Abstract

The evolution of planar thermal conduction fronts in the presence of a dynamically weak, but otherwise self-consistent, magnetic field is considered. The field is assumed to be connected and untangled. In the diffusion limit for the thermal conductivity, these fronts exhibit self-similar behavior, even in the presence of a field. The role of the field is restricted to channeling the heat flux along its lines of force, and it enters into the problem as a dimensionless angle variable. 'Combing' (or opening) of insulating field lines by the evaporative flow is explicitly demonstrated. Unless the field is nearly perpendicular to the front normal in the hot gas, insulating effects are not profound. Self-similarity breaks down if the front becomes saturated, and under certain conditions magnetized saturated conduction fronts cannot propagate: the solution characteristics of the wave equation form caustics.
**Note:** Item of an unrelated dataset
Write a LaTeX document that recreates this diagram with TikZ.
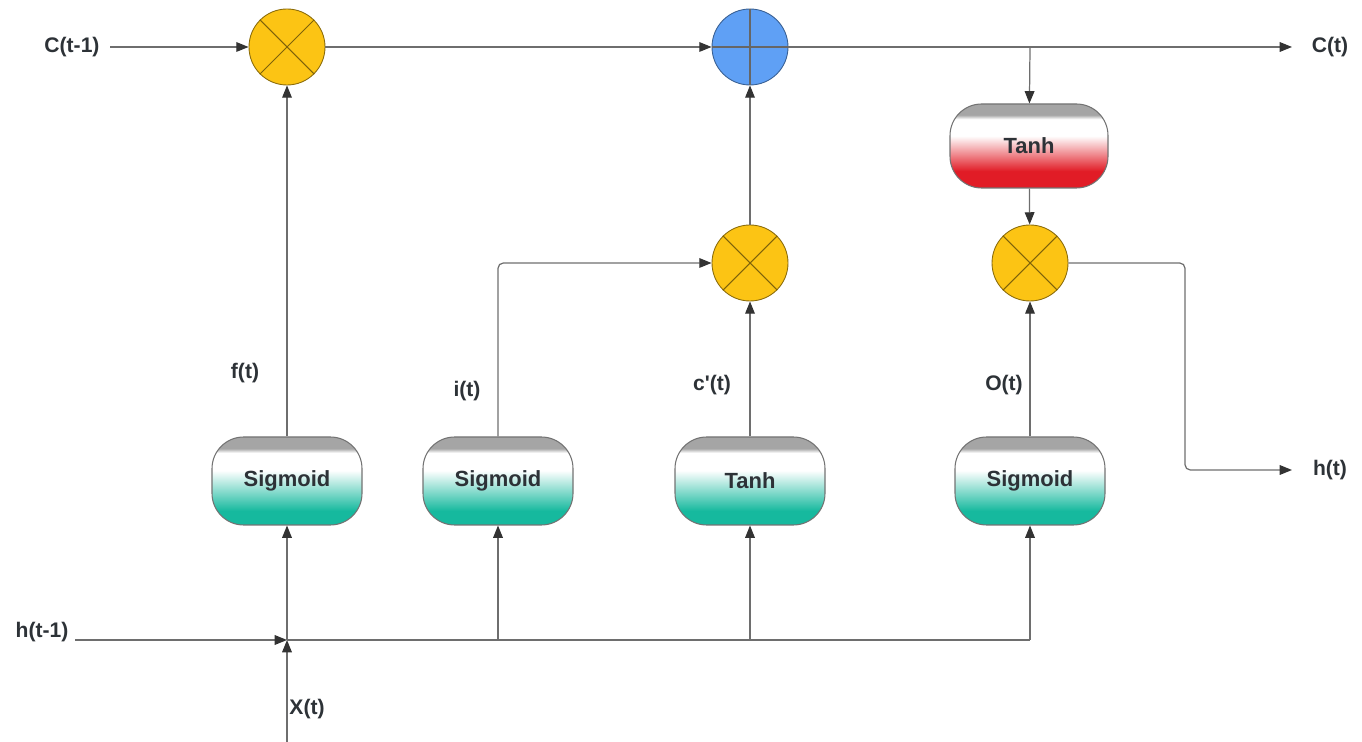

The physical resolution is the advent of two-fluid (nonlocal) heating. Such Coulomb-heated fronts are expected to be relatively rare in typical astrophysical systems. The large-scale effects of a magnetic field on cloud evaporation in the interstellar medium are briefly discussed, and it is suggested that these fields preclude the presence of time-independent evaporative solutions. Thermal interfaces may then continue to evolve until radiative cooling halts their development; large tracts of warm 10,000 K gas may result.